Power up Your PR with Data Visualization

For a long time, communication and math skills were believed to be mutually exclusive. In other words, a Public Relations professional was expected to be a good communicator and possess strong social and writing skills. Conversely, an IT professional or an engineer was expected to have a solid quantitative background and a math mindset.





Numbers Speak Louder Than Words In the last couple of years, however, statements such as ‘If you can't count it, it doesn’t count’ or ‘Numbers speak louder than words’ have become relatively common. Not in IT, engineering, or any other quantitative field, but in Public Relations. A simple web search of ‘PR’ and ‘measurement’ returned dozens of results, ranging from scholarly articles, to opinion articles, and videos. However, data, research, numbers, and insights need to first be visualized in order to be communicated effectively. A similar attempt, this time of web searching ‘PR’ and ‘data visualization’, returned much fewer relevant results.


PR & Data Visualization – A Natural Pairing While data visualization has only recently started being considered a stand-alone profession, its applicability to Public Relations is extensive. In fact, it is hard to imagine a more suited application for data visualization than Public Relations.

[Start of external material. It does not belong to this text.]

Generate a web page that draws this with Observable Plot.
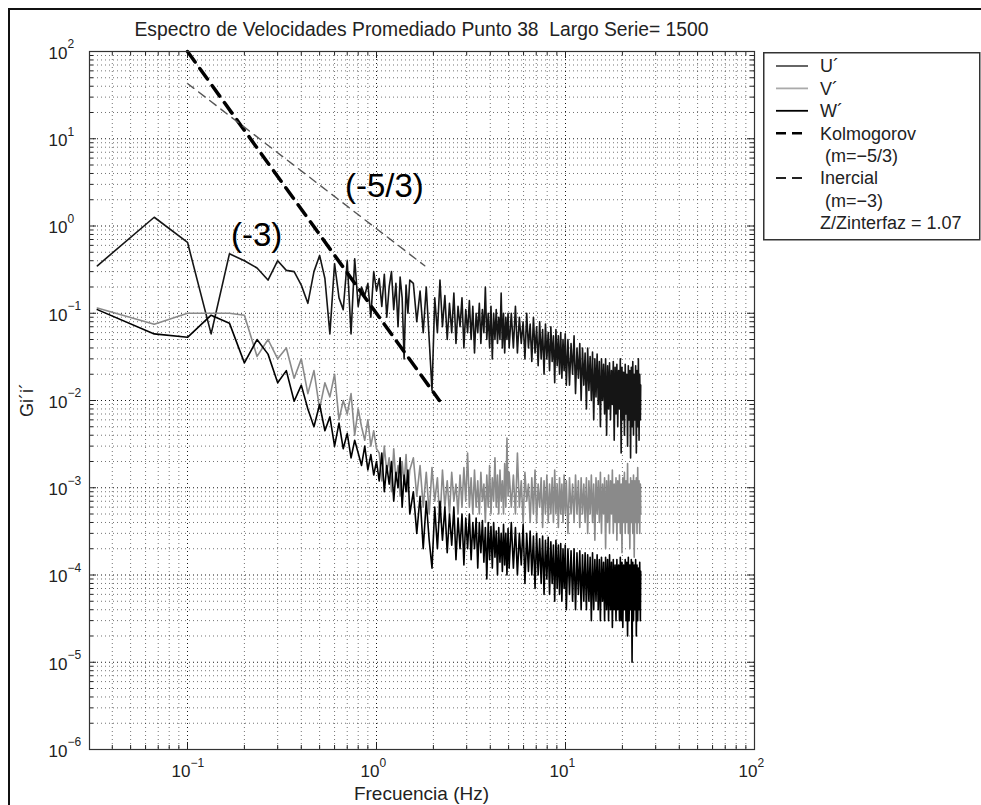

Imagine the impact of a chart when attempting to persuade your client that social media criticism has been increasing versus reading through a paragraph full of user activity data. Or, picture a PR manager trying to pitch a new client using PowerPoint slides full of text versus a few graphs that effectively illustrate the key points.


No doubt, most of you agree that measurement is important. And, most likely, most of you concur that data visualization is a powerful tool to tell stories and persuade. But, when it comes to using data to tell stories, many professionals (including PR practitioners) lack a formal education.


In an attempt to help you make more informed data visualization decisions, I listed below a few resources that I use or read regularly:

-    Blog: Storytelling with Data   -    Chart Chooser: Financial Times -    Color Choice: Color Brewer -    Icons: The Noun Project -    Interactive Chart: Data Wrapper, Tableau


With this in mind, I hope more and more tactics, strategies, pitches, and presentations will be data-driven, or, even better, insight-driven. And I hope that effective visualization will be used to enhance Public Relations’ authority in the business world.